***** Records to use *****

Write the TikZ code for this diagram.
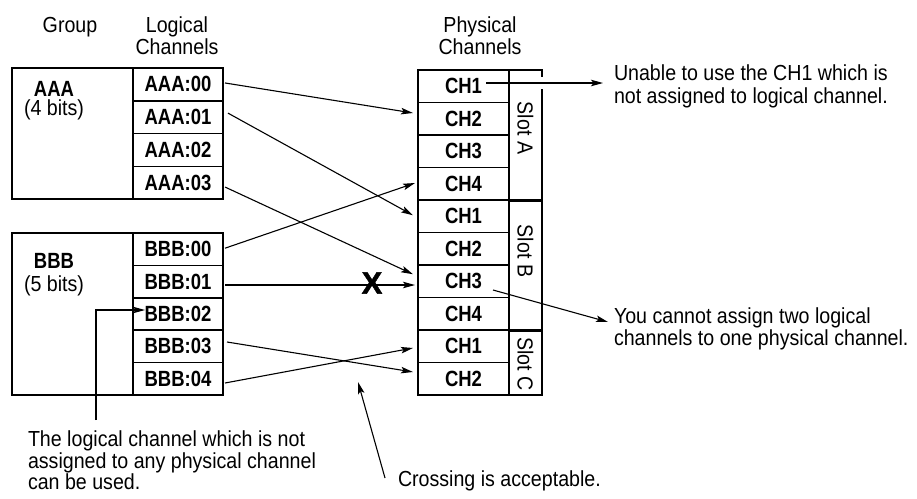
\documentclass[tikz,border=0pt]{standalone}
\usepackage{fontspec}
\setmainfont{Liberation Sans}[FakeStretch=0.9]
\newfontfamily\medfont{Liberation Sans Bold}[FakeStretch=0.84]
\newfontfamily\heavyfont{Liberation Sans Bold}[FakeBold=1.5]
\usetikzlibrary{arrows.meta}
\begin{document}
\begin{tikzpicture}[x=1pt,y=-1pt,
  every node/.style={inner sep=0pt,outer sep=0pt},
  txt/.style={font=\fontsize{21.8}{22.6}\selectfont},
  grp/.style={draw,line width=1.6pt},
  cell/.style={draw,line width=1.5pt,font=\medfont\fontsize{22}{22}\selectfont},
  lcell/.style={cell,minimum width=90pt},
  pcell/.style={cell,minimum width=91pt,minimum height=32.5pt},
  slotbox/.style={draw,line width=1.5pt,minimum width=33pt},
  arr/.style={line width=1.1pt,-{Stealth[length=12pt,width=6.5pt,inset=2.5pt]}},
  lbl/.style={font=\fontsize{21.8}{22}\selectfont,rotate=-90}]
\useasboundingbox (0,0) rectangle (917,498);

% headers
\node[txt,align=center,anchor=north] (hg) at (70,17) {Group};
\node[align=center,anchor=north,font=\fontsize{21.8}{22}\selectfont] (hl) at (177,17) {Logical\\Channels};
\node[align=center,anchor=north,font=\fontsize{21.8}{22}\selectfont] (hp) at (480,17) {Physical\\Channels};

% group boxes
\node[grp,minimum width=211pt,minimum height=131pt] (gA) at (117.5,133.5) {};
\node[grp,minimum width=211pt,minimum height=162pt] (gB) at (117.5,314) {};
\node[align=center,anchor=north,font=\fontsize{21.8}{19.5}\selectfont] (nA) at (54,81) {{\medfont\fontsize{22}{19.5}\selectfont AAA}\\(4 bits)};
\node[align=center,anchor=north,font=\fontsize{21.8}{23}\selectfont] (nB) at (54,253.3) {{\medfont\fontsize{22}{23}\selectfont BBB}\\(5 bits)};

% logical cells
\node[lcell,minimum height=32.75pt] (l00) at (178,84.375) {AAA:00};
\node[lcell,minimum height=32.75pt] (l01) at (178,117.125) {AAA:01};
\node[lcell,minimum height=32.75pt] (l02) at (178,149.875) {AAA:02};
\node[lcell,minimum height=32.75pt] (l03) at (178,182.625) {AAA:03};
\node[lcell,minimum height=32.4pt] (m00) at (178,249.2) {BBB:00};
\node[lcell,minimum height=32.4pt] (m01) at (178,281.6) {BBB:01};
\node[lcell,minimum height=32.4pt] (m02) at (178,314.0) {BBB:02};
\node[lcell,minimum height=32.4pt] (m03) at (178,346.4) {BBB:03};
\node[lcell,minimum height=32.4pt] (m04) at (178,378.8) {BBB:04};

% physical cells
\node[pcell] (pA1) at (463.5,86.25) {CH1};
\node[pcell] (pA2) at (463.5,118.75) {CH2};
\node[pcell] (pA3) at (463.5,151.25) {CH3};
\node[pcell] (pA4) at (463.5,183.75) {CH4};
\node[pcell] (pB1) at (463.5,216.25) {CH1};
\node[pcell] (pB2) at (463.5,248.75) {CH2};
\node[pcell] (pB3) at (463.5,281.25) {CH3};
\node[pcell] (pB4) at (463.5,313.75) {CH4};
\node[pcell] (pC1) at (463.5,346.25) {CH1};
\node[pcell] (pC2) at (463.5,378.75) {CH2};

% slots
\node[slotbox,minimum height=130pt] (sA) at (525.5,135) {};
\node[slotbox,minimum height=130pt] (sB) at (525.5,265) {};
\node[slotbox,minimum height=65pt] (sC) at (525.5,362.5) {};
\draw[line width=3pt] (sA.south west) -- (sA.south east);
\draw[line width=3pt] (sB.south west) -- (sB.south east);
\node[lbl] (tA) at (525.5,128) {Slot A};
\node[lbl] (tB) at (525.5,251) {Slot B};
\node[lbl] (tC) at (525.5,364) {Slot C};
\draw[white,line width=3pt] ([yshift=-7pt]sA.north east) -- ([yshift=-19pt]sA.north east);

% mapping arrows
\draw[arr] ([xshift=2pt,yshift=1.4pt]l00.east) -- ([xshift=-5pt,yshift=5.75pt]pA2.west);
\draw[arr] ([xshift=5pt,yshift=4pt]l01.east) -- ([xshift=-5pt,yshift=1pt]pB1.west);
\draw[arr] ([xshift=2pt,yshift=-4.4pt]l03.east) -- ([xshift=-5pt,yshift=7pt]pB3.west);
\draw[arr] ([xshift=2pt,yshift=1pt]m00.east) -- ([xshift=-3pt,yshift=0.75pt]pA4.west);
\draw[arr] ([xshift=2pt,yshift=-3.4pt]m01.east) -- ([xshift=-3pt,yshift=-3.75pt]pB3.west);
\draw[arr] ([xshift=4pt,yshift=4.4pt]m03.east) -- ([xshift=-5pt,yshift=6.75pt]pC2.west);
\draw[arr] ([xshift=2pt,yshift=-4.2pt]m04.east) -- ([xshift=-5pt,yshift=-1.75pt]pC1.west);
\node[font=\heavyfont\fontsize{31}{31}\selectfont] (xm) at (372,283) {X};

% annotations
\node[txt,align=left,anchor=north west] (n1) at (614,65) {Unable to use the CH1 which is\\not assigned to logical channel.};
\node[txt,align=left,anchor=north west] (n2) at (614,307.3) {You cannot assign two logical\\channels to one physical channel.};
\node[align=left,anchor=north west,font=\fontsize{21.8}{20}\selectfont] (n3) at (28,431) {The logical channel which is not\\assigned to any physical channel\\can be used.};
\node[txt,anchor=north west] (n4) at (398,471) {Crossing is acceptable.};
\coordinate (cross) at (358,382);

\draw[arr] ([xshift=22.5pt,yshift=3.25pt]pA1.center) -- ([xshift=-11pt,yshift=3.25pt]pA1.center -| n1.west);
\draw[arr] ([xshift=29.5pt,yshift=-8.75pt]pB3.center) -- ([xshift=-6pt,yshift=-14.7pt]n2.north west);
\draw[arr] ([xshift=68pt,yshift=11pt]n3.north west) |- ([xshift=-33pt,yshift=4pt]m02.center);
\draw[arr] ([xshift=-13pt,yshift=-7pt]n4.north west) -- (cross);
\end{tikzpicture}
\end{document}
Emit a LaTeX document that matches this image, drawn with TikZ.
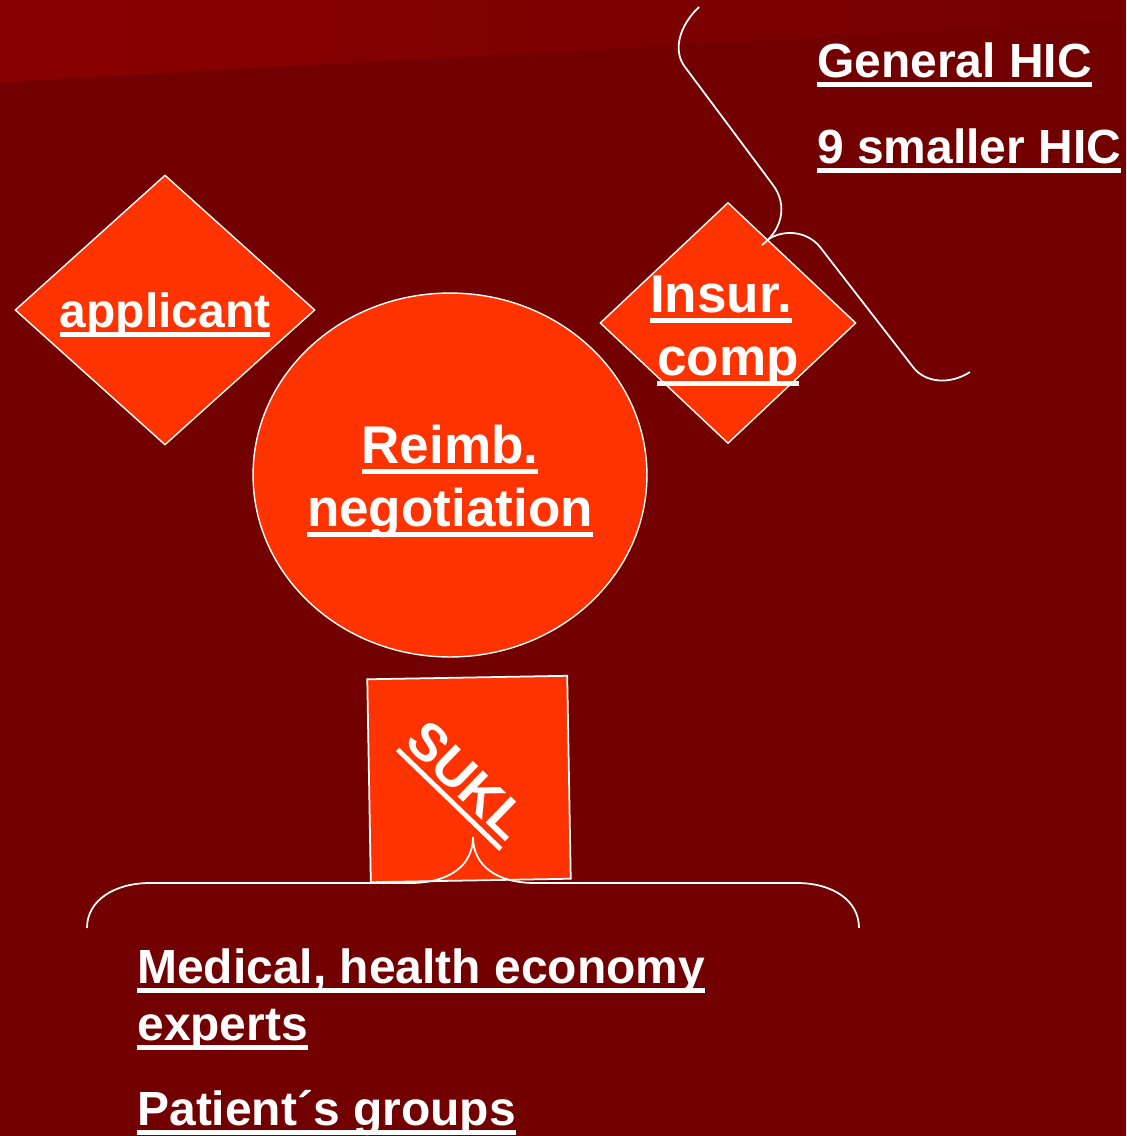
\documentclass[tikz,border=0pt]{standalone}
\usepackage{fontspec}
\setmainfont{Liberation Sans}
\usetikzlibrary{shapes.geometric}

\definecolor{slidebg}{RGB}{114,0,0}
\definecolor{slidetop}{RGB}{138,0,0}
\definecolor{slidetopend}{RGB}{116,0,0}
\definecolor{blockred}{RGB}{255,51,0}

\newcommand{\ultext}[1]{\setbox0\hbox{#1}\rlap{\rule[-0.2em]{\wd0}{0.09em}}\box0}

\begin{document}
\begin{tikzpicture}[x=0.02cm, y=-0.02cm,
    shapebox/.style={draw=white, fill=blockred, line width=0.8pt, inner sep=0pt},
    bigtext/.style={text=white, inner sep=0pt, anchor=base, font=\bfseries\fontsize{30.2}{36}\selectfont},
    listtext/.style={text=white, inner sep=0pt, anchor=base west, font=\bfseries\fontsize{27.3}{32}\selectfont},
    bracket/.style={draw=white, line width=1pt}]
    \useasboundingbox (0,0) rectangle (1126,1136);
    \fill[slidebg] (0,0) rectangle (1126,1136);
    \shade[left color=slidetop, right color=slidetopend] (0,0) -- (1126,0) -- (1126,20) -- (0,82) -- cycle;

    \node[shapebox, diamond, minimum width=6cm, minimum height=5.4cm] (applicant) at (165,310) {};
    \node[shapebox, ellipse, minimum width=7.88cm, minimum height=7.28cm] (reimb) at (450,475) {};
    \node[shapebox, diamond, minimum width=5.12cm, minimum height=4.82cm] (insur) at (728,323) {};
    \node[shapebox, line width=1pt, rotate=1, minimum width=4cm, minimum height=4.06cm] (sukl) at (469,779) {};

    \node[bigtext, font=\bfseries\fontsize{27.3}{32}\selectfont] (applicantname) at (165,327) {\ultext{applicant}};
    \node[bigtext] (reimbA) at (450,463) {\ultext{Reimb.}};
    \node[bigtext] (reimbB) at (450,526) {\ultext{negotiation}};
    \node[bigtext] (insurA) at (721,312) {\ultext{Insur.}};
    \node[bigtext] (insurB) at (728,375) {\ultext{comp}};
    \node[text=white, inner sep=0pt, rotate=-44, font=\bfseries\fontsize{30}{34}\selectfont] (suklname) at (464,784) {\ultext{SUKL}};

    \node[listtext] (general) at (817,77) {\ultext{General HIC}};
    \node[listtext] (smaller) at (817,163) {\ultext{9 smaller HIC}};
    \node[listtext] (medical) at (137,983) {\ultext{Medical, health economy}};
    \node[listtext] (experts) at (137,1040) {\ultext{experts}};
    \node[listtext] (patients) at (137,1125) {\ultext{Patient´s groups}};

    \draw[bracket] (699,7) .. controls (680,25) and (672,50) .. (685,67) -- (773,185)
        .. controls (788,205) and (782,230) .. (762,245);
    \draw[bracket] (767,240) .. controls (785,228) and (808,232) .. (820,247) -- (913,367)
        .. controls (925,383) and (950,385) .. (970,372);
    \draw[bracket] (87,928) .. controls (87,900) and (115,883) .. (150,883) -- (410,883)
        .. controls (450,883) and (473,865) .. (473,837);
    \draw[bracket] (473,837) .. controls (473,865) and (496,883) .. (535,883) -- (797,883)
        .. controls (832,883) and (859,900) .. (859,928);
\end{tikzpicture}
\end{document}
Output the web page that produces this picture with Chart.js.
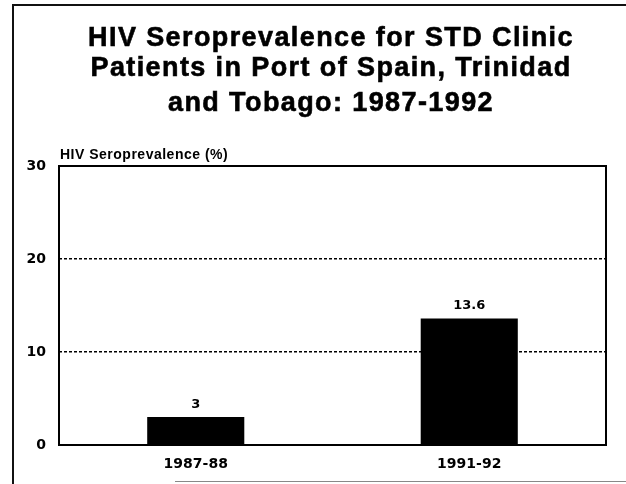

*****

Exercise requirements:
Give back exactly the lines from the top of the records to the line containing "height=32.4pt] (m04) at", both included, and no pictures.

Solution for this exercise:
Write the TikZ code for this diagram.
\documentclass[tikz,border=0pt]{standalone}
\usepackage{fontspec}
\setmainfont{Liberation Sans}[FakeStretch=0.9]
\newfontfamily\medfont{Liberation Sans Bold}[FakeStretch=0.84]
\newfontfamily\heavyfont{Liberation Sans Bold}[FakeBold=1.5]
\usetikzlibrary{arrows.meta}
\begin{document}
\begin{tikzpicture}[x=1pt,y=-1pt,
  every node/.style={inner sep=0pt,outer sep=0pt},
  txt/.style={font=\fontsize{21.8}{22.6}\selectfont},
  grp/.style={draw,line width=1.6pt},
  cell/.style={draw,line width=1.5pt,font=\medfont\fontsize{22}{22}\selectfont},
  lcell/.style={cell,minimum width=90pt},
  pcell/.style={cell,minimum width=91pt,minimum height=32.5pt},
  slotbox/.style={draw,line width=1.5pt,minimum width=33pt},
  arr/.style={line width=1.1pt,-{Stealth[length=12pt,width=6.5pt,inset=2.5pt]}},
  lbl/.style={font=\fontsize{21.8}{22}\selectfont,rotate=-90}]
\useasboundingbox (0,0) rectangle (917,498);

% headers
\node[txt,align=center,anchor=north] (hg) at (70,17) {Group};
\node[align=center,anchor=north,font=\fontsize{21.8}{22}\selectfont] (hl) at (177,17) {Logical\\Channels};
\node[align=center,anchor=north,font=\fontsize{21.8}{22}\selectfont] (hp) at (480,17) {Physical\\Channels};

% group boxes
\node[grp,minimum width=211pt,minimum height=131pt] (gA) at (117.5,133.5) {};
\node[grp,minimum width=211pt,minimum height=162pt] (gB) at (117.5,314) {};
\node[align=center,anchor=north,font=\fontsize{21.8}{19.5}\selectfont] (nA) at (54,81) {{\medfont\fontsize{22}{19.5}\selectfont AAA}\\(4 bits)};
\node[align=center,anchor=north,font=\fontsize{21.8}{23}\selectfont] (nB) at (54,253.3) {{\medfont\fontsize{22}{23}\selectfont BBB}\\(5 bits)};

% logical cells
\node[lcell,minimum height=32.75pt] (l00) at (178,84.375) {AAA:00};
\node[lcell,minimum height=32.75pt] (l01) at (178,117.125) {AAA:01};
\node[lcell,minimum height=32.75pt] (l02) at (178,149.875) {AAA:02};
\node[lcell,minimum height=32.75pt] (l03) at (178,182.625) {AAA:03};
\node[lcell,minimum height=32.4pt] (m00) at (178,249.2) {BBB:00};
\node[lcell,minimum height=32.4pt] (m01) at (178,281.6) {BBB:01};
\node[lcell,minimum height=32.4pt] (m02) at (178,314.0) {BBB:02};
\node[lcell,minimum height=32.4pt] (m03) at (178,346.4) {BBB:03};
\node[lcell,minimum height=32.4pt] (m04) at (178,378.8) {BBB:04};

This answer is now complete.